-------- GIVEN INFORMATION --------
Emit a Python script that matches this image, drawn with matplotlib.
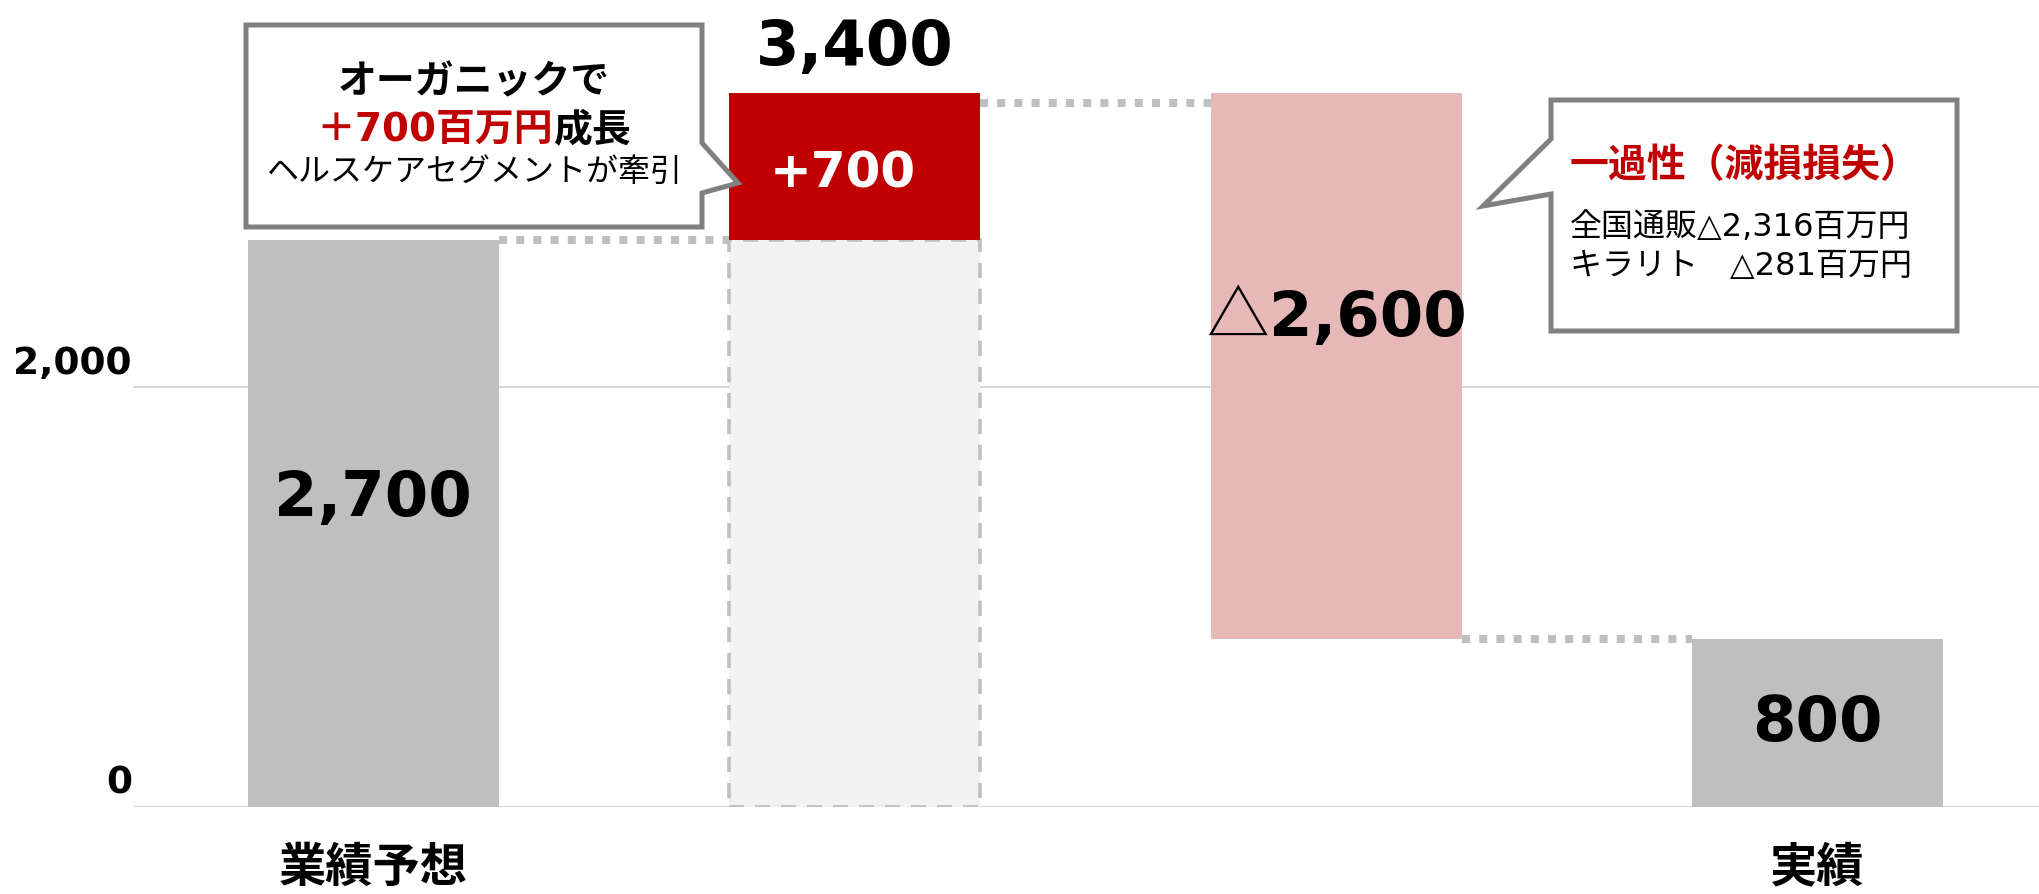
import matplotlib
matplotlib.use("Agg")
import matplotlib.pyplot as plt
from matplotlib.patches import Polygon
from matplotlib import transforms

plt.rcParams["font.family"] = ["DejaVu Sans", "Noto Sans CJK JP"]

# data (百万円)
categories = ["業績予想", "", "", "実績"]
forecast = 2700
organic = 700
impairment = 2600
actual = 800
ticks = [0, 2000]
tick_labels = ["0", "2,000"]

peak = forecast + organic
after = peak - impairment
bottoms = [0, forecast, after, 0]
heights = [forecast, organic, impairment, actual]
colors = ["#bfbfbf", "#c00000", "#e6b8b7", "#bfbfbf"]

W, H = 2040, 895
fig = plt.figure(figsize=(W / 100, H / 100), dpi=100)
ax = fig.add_axes([133 / W, 87.3 / H, 1 - 133 / W, 807.7 / H])
ax.set_xlim(-0.499, 3.462)
ax.set_ylim(0, 3849)
ax.axis("off")

bw = 0.521
xs = list(range(len(heights)))

for t in ticks:
    ax.axhline(t, color="#d9d9d9", lw=1.5, zorder=0)

# ghost bar under the increase
ax.bar(1, forecast, bw, color="#f2f2f2", edgecolor="#bfbfbf",
       linestyle=(0, (4.2, 3)), linewidth=2.6, zorder=1)
ax.bar(xs, heights, bw, bottom=bottoms, color=colors, zorder=2)

# dotted connectors
levels = [forecast, peak, after]
shift = [0, -10, 0]
for i, lvl in enumerate(levels):
    tr = transforms.offset_copy(ax.transData, fig=fig, y=shift[i] * 0.72, units="points")
    ax.plot([i + bw / 2, i + 1 - bw / 2], [lvl, lvl], color="#bfbfbf", lw=5.76,
            linestyle=(0, (1.0, 1.15)), transform=tr, zorder=1)

renderer = fig.canvas.get_renderer()


def row(segs, xd, yd, ha="center", va="baseline"):
    # segs placed side by side, xd/yd in display pixels
    items = []
    for s, kw in segs:
        t = fig.text(0, yd / H, s, ha="left", va=va, zorder=6, **kw)
        items.append((t, t.get_window_extent(renderer).width))
    total = sum(w for _, w in items)
    left = xd - total / 2 if ha == "center" else xd
    for t, w in items:
        t.set_x(left / W)
        left += w


def disp(x, y):
    return ax.transData.transform((x, y))


big = dict(fontsize=45, fontweight="bold", color="black")

# value labels
px, py = disp(0, forecast * 0.515)
row([(f"{forecast:,}", big)], px, py)
px, py = disp(1, forecast + organic * 0.367)
row([(f"+{organic:,}", dict(fontsize=36, fontweight="bold", color="white"))], px - 12, py)
px, py = disp(1, peak)
row([(f"{peak:,}", big)], px, py + 29)
px, py = disp(2, after + impairment * 0.557)
row([("△", dict(fontsize=45, fontweight="normal", color="black", family="Noto Sans CJK JP")),
     (f"{impairment:,}", big)], px, py)
px, py = disp(3, actual * 0.40)
row([(f"{actual:,}", big)], px, py)

# y tick labels
for t, lab in zip(ticks, tick_labels):
    px, py = disp(0, t)
    fig.text(132 / W, (py + 14) / H, lab, ha="right", va="baseline",
             fontsize=27, fontweight="bold")

# category labels
tr = transforms.blended_transform_factory(ax.transData, fig.transFigure)
for i, c in enumerate(categories):
    if c:
        ax.text(i, 1 - 869 / H, c, transform=tr, ha="center", va="center",
                fontsize=34, fontweight="bold", clip_on=False)


def callout(pts):
    poly = Polygon([(x / W, 1 - y / H) for x, y in pts], closed=True,
                   transform=fig.transFigure, facecolor="white",
                   edgecolor="#808080", lw=3.6, joinstyle="miter", zorder=5)
    fig.add_artist(poly)


callout([(246, 26), (702, 26), (702, 144), (738, 184), (702, 194),
         (702, 228), (246, 228)])
callout([(1551, 101), (1957, 101), (1957, 332), (1551, 332), (1551, 195),
         (1483, 207), (1551, 140)])

red = "#c00000"
cx = 474
row([("オーガニックで", dict(fontsize=28, fontweight="bold"))], cx, H - 82, va="center")
row([("＋700百万円", dict(fontsize=28, fontweight="bold", color=red)),
     ("成長", dict(fontsize=28, fontweight="bold"))], cx, H - 130, va="center")
row([("ヘルスケアセグメントが牽引", dict(fontsize=23))], cx, H - 172, va="center")

row([("一過性（減損損失）", dict(fontsize=28, fontweight="bold", color=red))],
    1570, H - 166, ha="left", va="center")
row([("全国通販△2,316百万円", dict(fontsize=23))], 1570, H - 228, ha="left", va="center")
row([("キラリト　△281百万円", dict(fontsize=23))], 1570, H - 267, ha="left", va="center")

fig.savefig("out.png", dpi=100)
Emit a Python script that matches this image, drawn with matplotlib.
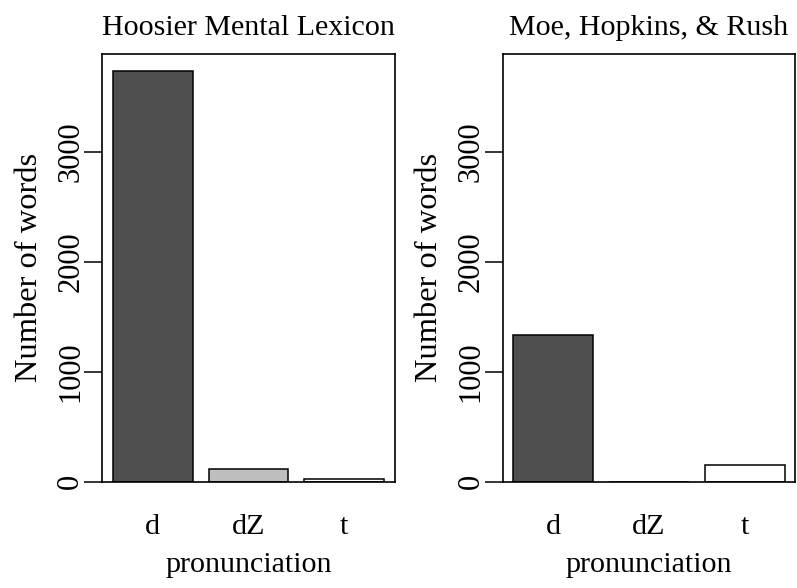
import matplotlib.pyplot as plt

# word counts by pronunciation of the spelling, per dictionary
pronunciations = ["d", "dZ", "t"]
hml_counts = [3740, 111, 20]
mhr_counts = [1330, 0, 150]
panel_titles = ["Hoosier Mental Lexicon", "Moe, Hopkins, & Rush"]
y_ticks = [0, 1000, 2000, 3000]

bar_colors = ["#4f4f4f", "#bebebe", "#ffffff"]

plt.rcParams['font.family'] = ['Liberation Serif', 'DejaVu Serif']

fig = plt.figure(figsize=(7.97, 5.88), dpi=100)
ax_left = fig.add_axes([0.128, 0.181, 0.3676, 0.727])
ax_right = fig.add_axes([0.6305, 0.181, 0.3676, 0.727])

# barplot-style positions: width 1, space 0.2
x_pos = [0.7 + 1.2 * i for i in range(len(pronunciations))]

for ax, counts, title in zip([ax_left, ax_right], [hml_counts, mhr_counts], panel_titles):
    ax.bar(x_pos, counts, width=1.0, color=bar_colors, edgecolor="black", linewidth=1.1)
    ax.set_xlim(0.064, 3.736)
    ax.set_ylim(0, 3890)
    ax.set_title(title, fontsize=21.6, pad=14)
    ax.set_xticks(x_pos)
    ax.set_xticklabels(pronunciations, fontsize=21.6)
    ax.tick_params(axis="x", length=0, pad=23)
    ax.set_yticks(y_ticks)
    ax.set_yticklabels([str(t) for t in y_ticks], fontsize=22, rotation=90, va="center")
    ax.tick_params(axis="y", length=13, width=1.1, pad=-1)
    ax.set_xlabel("pronunciation", fontsize=21.6, labelpad=9)
    ax.set_ylabel("Number of words", fontsize=23.4, labelpad=9)
    for side in ax.spines.values():
        side.set_linewidth(1.2)

fig.savefig("out.png", dpi=100)
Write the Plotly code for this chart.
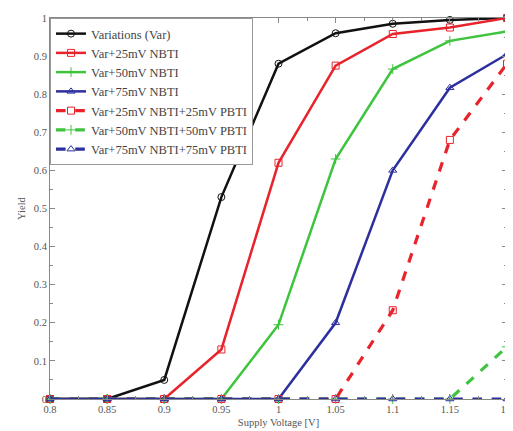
import plotly.graph_objects as go

voltage = [0.8, 0.85, 0.9, 0.95, 1.0, 1.05, 1.1, 1.15, 1.2]

var_only = [0, 0, 0.05, 0.53, 0.88, 0.96, 0.985, 0.995, 1.0]
nbti25 = [0, 0, 0, 0.13, 0.62, 0.875, 0.958, 0.975, 1.0]
nbti50 = [0, 0, 0, 0, 0.195, 0.63, 0.866, 0.94, 0.965]
nbti75 = [0, 0, 0, 0, 0, 0.2, 0.6, 0.817, 0.905]
nbti25_pbti25 = [0, 0, 0, 0, 0, 0, 0.233, 0.68, 0.88]
nbti50_pbti50 = [0, 0, 0, 0, 0, 0, 0, 0, 0.137]
nbti75_pbti75 = [0, 0, 0, 0, 0, 0, 0, 0, 0]

names = ["Variations (Var)", "Var+25mV NBTI", "Var+50mV NBTI", "Var+75mV NBTI",
         "Var+25mV NBTI+25mV PBTI", "Var+50mV NBTI+50mV PBTI", "Var+75mV NBTI+75mV PBTI"]

BLACK = "#111111"
RED = "#e8232b"
GREEN = "#3ec43e"
BLUE = "#2d2f9e"

series = [
    (var_only, BLACK, "solid", "circle-open"),
    (nbti25, RED, "solid", "square-open"),
    (nbti50, GREEN, "solid", "cross-thin-open"),
    (nbti75, BLUE, "solid", "triangle-up-open"),
    (nbti25_pbti25, RED, "dash", "square-open"),
    (nbti50_pbti50, GREEN, "dash", "cross-thin-open"),
    (nbti75_pbti75, BLUE, "dash", "triangle-up-open"),
]

fig = go.Figure()
for i, (ys, col, dash, sym) in enumerate(series):
    fig.add_trace(go.Scatter(
        x=voltage, y=ys, name=names[i], mode="lines+markers",
        line=dict(color=col, width=3.2 if dash == "dash" else 2.5, dash=dash),
        marker=dict(symbol=sym, size=7, color=col, line=dict(color=col, width=1)),
        cliponaxis=False,
    ))

axis_common = dict(
    showline=True, linecolor="#888888", linewidth=1, mirror="ticks",
    ticks="inside", tickcolor="#888888", ticklen=5,
    showgrid=False, zeroline=False, automargin=False,
    ticklabeloverflow="allow",
    tickfont=dict(family="Liberation Serif", size=10.5, color="#555555"),
)

fig.update_xaxes(
    range=[0.8, 1.2], tickvals=voltage,
    ticktext=["0.8", "0.85", "0.9", "0.95", "1", "1.05", "1.1", "1.15", "1.2"],
    minor=dict(dtick=0.025, ticks="inside", ticklen=3, tickcolor="#888888"),
    title=dict(text="Supply Voltage [V]", font=dict(family="Liberation Serif", size=10.5, color="#555555"), standoff=5),
    **axis_common,
)
fig.update_yaxes(
    range=[0, 1], tickvals=[0, 0.1, 0.2, 0.3, 0.4, 0.5, 0.6, 0.7, 0.8, 0.9, 1],
    ticktext=["0", "0.1", "0.2", "0.3", "0.4", "0.5", "0.6", "0.7", "0.8", "0.9", "1"],
    minor=dict(dtick=0.05, ticks="inside", ticklen=3, tickcolor="#888888"),
    title=dict(text="Yield", font=dict(family="Liberation Serif", size=10.5, color="#555555"), standoff=6),
    **axis_common,
)

fig.update_layout(
    width=505, height=423,
    margin=dict(l=42, r=6, t=10, b=32),
    plot_bgcolor="white", paper_bgcolor="white",
    font=dict(family="Liberation Serif", size=12, color="#444444"),
    legend=dict(
        x=0.0, y=1.0, xanchor="left", yanchor="top",
        bgcolor="white", bordercolor="#999999", borderwidth=1,
        font=dict(family="Liberation Serif", size=12.5, color="#444444"),
        tracegroupgap=0, itemwidth=30,
    ),
    showlegend=True,
)

fig.write_html("out.html")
--------
__INSTRUCTIONS TO FOLLOW__.
Retype exactly the lines from the one with "Write the Plotly code for this chart." through the one with "voltage = [0.8, 0.85, 0.9, 0.95, 1.0, 1.05, 1.1, 1.15, 1.2]", both included, and nothing else; leave out the pictures.

__RESULT BELOW__.
Write the Plotly code for this chart.
import plotly.graph_objects as go

voltage = [0.8, 0.85, 0.9, 0.95, 1.0, 1.05, 1.1, 1.15, 1.2]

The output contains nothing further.